Please provide complete information as applicable to your setup.

• Hardware Platform (Jetson / GPU): GeForce RTX 3090
• DeepStream Version: 6.1
• TensorRT Version: 8.2
• NVIDIA GPU Driver Version (valid for GPU only): 510
• Issue Type( questions, new requirements, bugs): question

I did some network benchmarking using trtexec and noticed that setting the --useCudaGraph flag increase the engine performance significantly. The results are shown bellow:

	Throughput	Enqueue Time	H2D Latency	GPU Compute Time
No flag	352.52	2.24	1.62	2.65
noDataTransfers	407.44	2.16	0.00	2.45
useCudaGraph	615.66	0.07	1.59	1.21
Both flags	848.53	0.09	0.00	1.17

All experiments used 1000 queries, and compute the averages every 10 queries (--warmUp=0 --duration=0 --iterations=1000 --avgRuns=10). Except for throughput (measured in queries per second), other measurements use the mean (measured in milliseconds).

I figure I can improve the pipeline performance by enabling Cuda Graph in deepstream 6.1 some how but I see no mention of it in nvinfer plugin documentation. Does deepstream support Cuda Graph?

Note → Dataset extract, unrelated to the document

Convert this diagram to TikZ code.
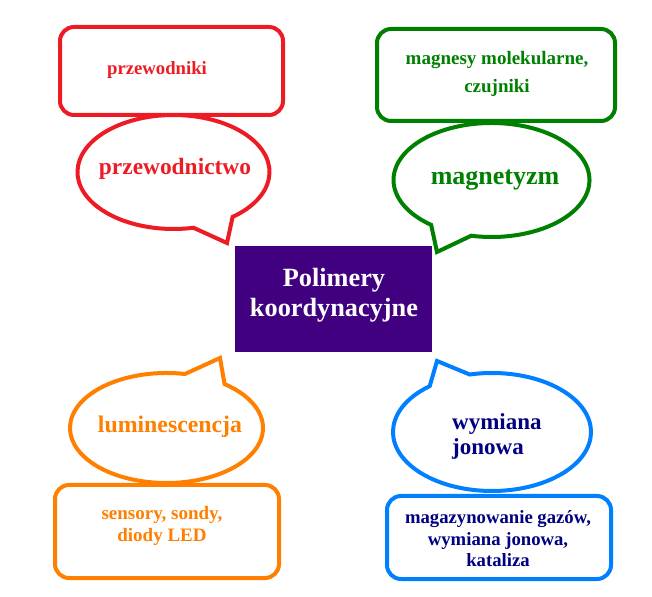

Fiona.Chen · August 12, 2022, 5:35am

The --useCudaGraph flag will enable CUDA Graph.
Developer Guide :: NVIDIA Deep Learning TensorRT Documentation

So you may try to add cuda Graph in nvinfer source code to check whether it will help to improve your inference.

system · August 26, 2022, 5:35am

This topic was automatically closed 14 days after the last reply. New replies are no longer allowed.